Promotion effect of alkali metal addition on WGS performance of Ni–FeOx structured catalyst

Abstract

This study investigates the role of alkali metals (Li, Na, K, Cs) and alkaline earth metals (Ca, Sr, Ba) in promoting the water–gas shift (WGS) reaction over a nickel-doped iron oxide (Ni–FeO_x) structured catalyst. The introduction of alkali metals markedly enhanced both CO conversion and CO₂ selectivity. Among them, the Cs/Ni–FeO_x catalyst showed the best performance in the water–gas shift reaction, achieving the highest CO conversion under the tested conditions, while the K–Ni–FeO_x catalyst also exhibited similarly high activity and was selected for mechanistic investigation due to its greater practicality. The overall activity trend followed the order of the first ionization energy of the alkali metals.
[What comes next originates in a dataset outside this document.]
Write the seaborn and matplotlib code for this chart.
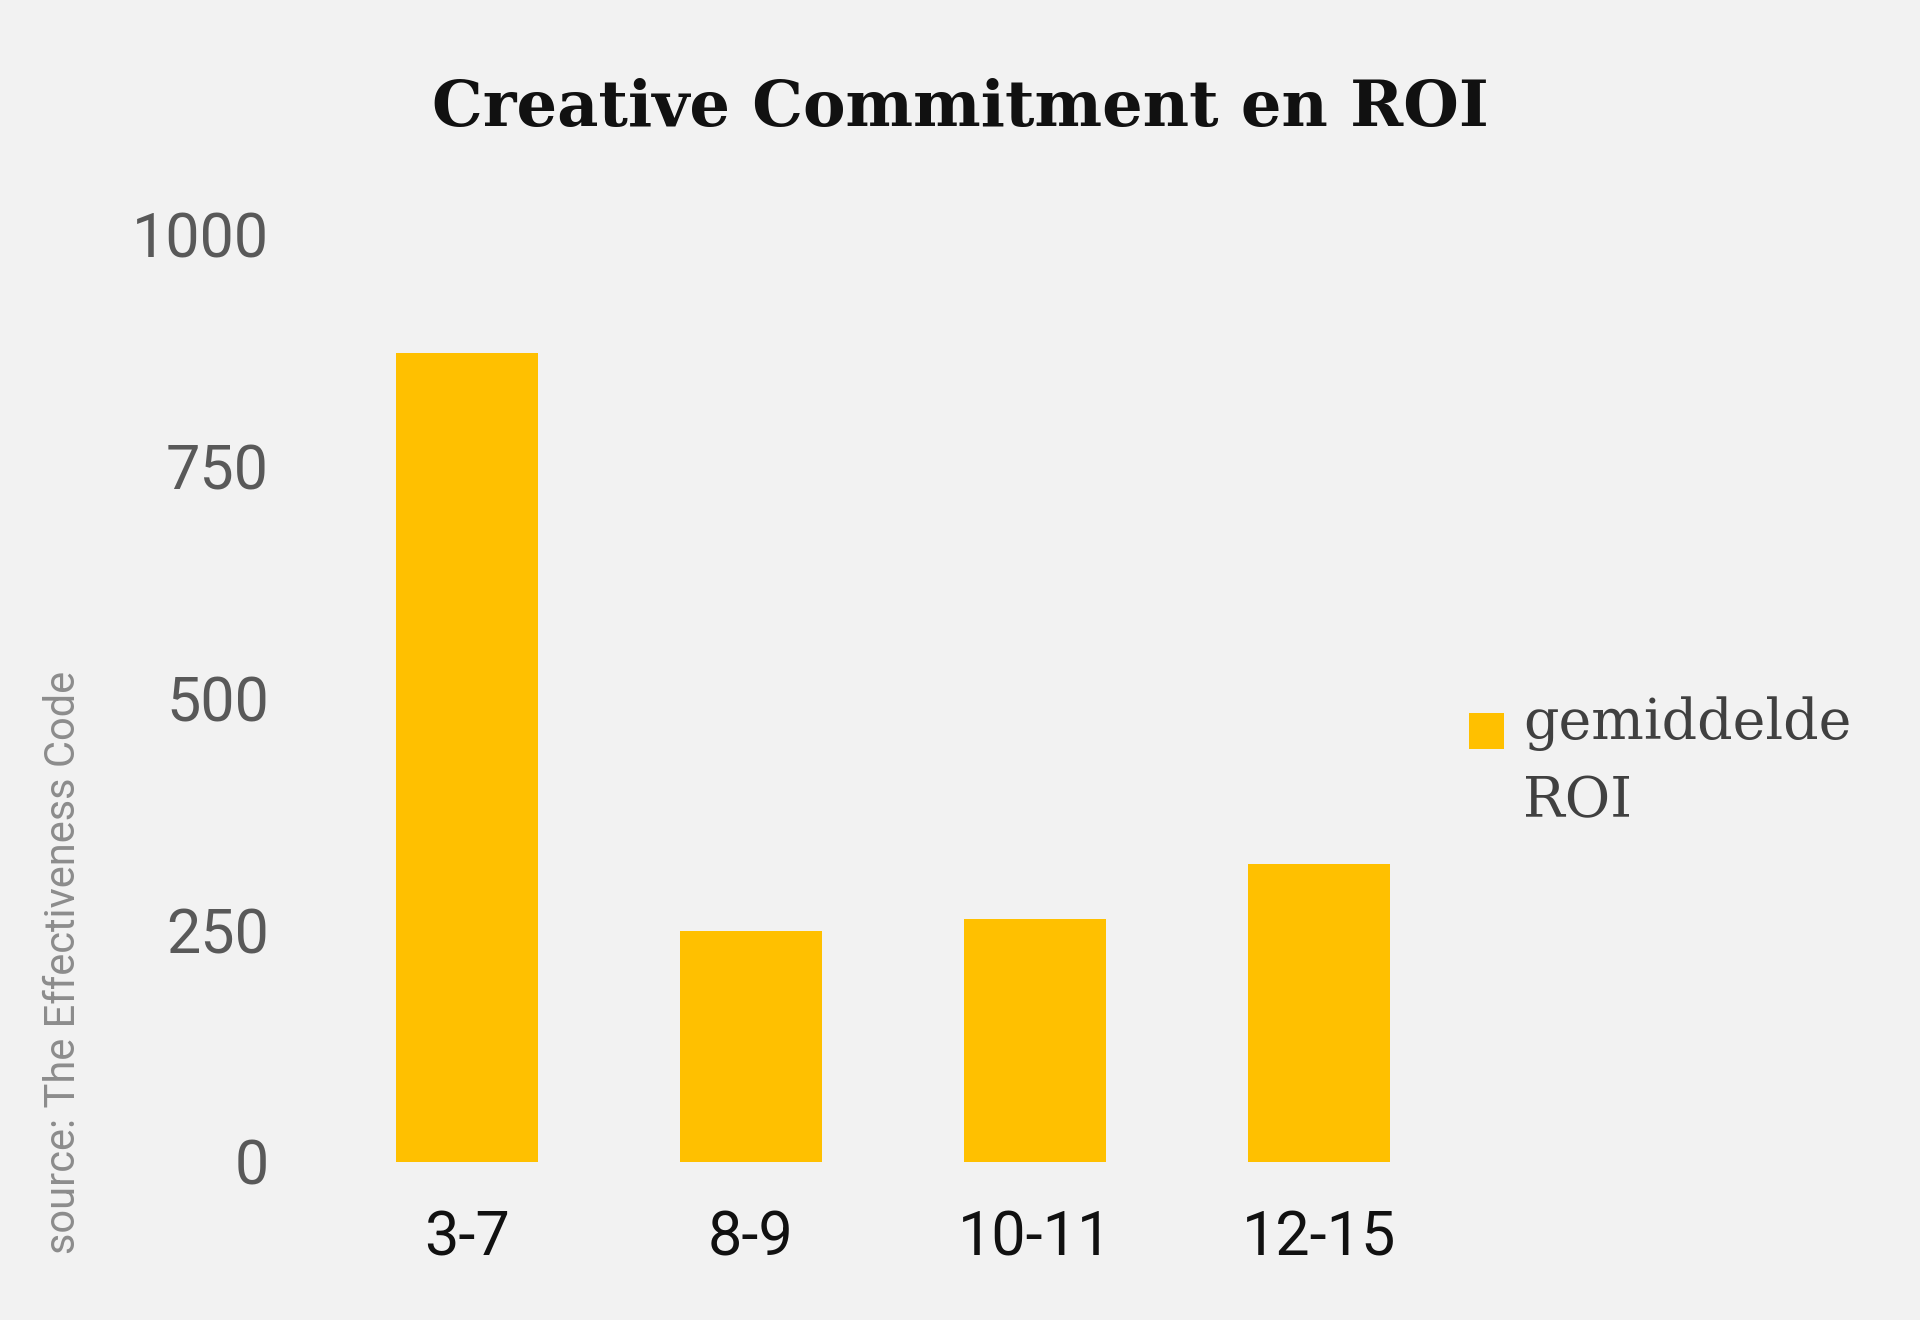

X-ray photoelectron spectroscopy (XPS) confirmed electron transfer from the alkali promoters to the Ni active sites, which contributed to the improved catalytic performance. Fourier-transform infrared (FT-IR) spectroscopy revealed that formate species were formed at 300 °C on both unpromoted and alkali-promoted catalysts. The presence of alkali metals accelerated both the formation and decomposition of the formate intermediate, and the rate of decomposition strongly correlated with the observed WGS activity. Mechanistic investigations using the highly active K/Ni–FeO_x catalyst demonstrated that the reaction proceeds via a formate-mediated pathway, in which formate decomposition is the rate-determining step.